*Provided data:*
'''

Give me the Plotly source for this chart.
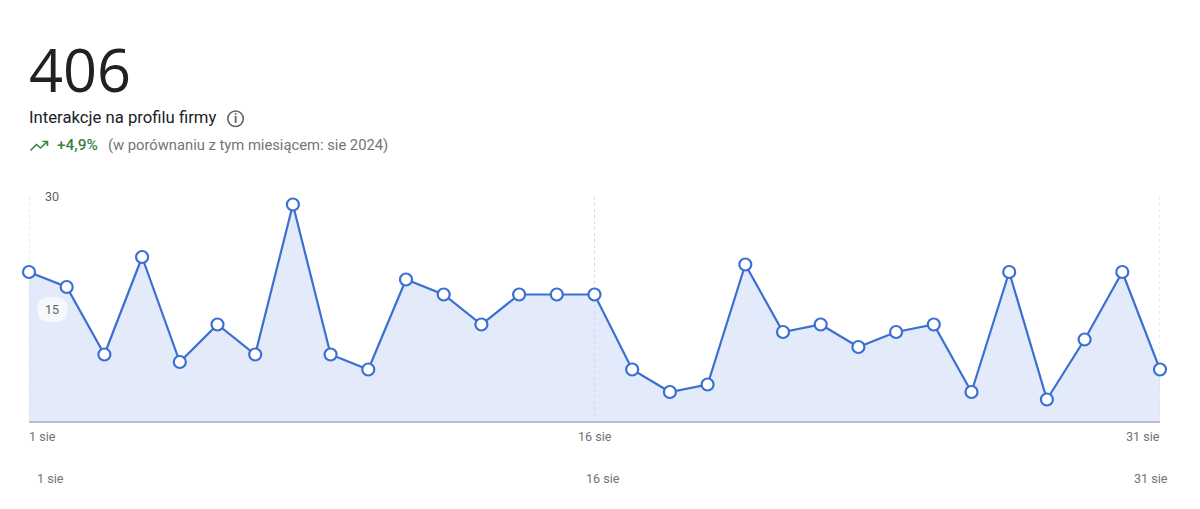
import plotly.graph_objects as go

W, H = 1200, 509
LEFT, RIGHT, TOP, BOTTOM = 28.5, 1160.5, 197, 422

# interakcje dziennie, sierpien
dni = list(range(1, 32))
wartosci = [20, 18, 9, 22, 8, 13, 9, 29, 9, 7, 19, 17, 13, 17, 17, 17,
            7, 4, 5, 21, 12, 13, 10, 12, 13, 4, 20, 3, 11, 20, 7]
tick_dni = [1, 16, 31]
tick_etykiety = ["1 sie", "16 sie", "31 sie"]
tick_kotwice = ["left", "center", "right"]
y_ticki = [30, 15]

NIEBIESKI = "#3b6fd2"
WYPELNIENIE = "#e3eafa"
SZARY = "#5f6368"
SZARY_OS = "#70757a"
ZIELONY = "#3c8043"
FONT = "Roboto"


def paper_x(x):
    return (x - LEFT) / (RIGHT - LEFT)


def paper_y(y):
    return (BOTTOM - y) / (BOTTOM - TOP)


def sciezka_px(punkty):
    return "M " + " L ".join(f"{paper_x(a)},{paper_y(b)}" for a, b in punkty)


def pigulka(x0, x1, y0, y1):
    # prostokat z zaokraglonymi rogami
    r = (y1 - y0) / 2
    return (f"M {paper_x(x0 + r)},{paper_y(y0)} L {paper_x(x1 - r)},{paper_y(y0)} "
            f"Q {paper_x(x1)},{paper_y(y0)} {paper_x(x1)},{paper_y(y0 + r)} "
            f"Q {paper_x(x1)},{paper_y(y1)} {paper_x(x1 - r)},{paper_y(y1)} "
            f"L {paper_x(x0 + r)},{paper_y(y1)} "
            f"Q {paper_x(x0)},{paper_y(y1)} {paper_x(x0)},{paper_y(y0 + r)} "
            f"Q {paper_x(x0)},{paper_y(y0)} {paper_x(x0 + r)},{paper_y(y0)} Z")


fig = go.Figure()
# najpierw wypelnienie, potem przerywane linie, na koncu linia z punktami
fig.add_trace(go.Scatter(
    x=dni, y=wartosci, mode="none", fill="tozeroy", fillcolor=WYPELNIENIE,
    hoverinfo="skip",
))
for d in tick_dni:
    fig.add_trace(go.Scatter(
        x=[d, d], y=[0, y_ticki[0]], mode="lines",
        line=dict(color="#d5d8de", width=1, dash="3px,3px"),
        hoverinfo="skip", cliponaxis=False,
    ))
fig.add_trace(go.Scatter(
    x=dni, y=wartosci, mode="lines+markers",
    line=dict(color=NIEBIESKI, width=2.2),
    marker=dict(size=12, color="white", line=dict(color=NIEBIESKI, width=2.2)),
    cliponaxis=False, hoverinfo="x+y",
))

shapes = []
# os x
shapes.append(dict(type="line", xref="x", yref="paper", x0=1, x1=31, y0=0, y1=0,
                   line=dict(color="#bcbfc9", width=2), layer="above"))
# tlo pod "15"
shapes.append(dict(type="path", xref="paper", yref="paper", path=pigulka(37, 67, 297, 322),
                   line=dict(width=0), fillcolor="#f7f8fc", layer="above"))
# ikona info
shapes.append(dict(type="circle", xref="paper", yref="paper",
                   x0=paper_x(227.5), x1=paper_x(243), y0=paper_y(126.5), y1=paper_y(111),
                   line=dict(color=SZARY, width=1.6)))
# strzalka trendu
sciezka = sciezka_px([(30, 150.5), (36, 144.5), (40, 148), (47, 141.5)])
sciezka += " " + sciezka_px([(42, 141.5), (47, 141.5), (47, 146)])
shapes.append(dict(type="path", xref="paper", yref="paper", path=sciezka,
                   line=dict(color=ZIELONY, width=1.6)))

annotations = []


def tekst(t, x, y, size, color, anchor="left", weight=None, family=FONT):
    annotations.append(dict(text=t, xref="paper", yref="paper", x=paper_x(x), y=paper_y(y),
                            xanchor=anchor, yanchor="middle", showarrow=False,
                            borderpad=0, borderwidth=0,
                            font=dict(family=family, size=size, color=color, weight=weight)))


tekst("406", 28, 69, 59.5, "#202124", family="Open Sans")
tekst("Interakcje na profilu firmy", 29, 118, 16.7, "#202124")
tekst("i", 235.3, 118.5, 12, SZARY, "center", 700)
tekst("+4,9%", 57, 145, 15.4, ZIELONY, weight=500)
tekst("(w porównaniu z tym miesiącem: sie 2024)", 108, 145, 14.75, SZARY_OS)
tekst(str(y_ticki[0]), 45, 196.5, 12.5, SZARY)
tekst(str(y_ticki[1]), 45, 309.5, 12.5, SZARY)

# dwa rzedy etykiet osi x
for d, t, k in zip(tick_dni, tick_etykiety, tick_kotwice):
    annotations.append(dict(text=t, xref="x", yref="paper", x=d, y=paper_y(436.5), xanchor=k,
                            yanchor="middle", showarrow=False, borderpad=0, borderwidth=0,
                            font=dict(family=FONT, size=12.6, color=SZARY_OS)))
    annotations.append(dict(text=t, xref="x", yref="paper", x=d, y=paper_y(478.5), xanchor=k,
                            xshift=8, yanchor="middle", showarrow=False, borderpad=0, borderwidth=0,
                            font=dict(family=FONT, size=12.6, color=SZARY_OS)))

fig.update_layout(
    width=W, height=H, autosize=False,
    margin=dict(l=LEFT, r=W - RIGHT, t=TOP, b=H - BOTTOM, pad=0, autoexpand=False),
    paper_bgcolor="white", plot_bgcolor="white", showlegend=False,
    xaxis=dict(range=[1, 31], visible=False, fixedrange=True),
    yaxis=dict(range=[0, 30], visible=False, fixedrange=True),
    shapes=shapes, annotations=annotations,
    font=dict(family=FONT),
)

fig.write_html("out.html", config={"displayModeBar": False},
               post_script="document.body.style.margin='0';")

'''

*Problem statement:* From the first line above through the line containing "LEFT, RIGHT, TOP, BOTTOM", copy everything exactly, without the pictures.

*Exercise answer:*
Give me the Plotly source for this chart.
import plotly.graph_objects as go

W, H = 1200, 509
LEFT, RIGHT, TOP, BOTTOM = 28.5, 1160.5, 197, 422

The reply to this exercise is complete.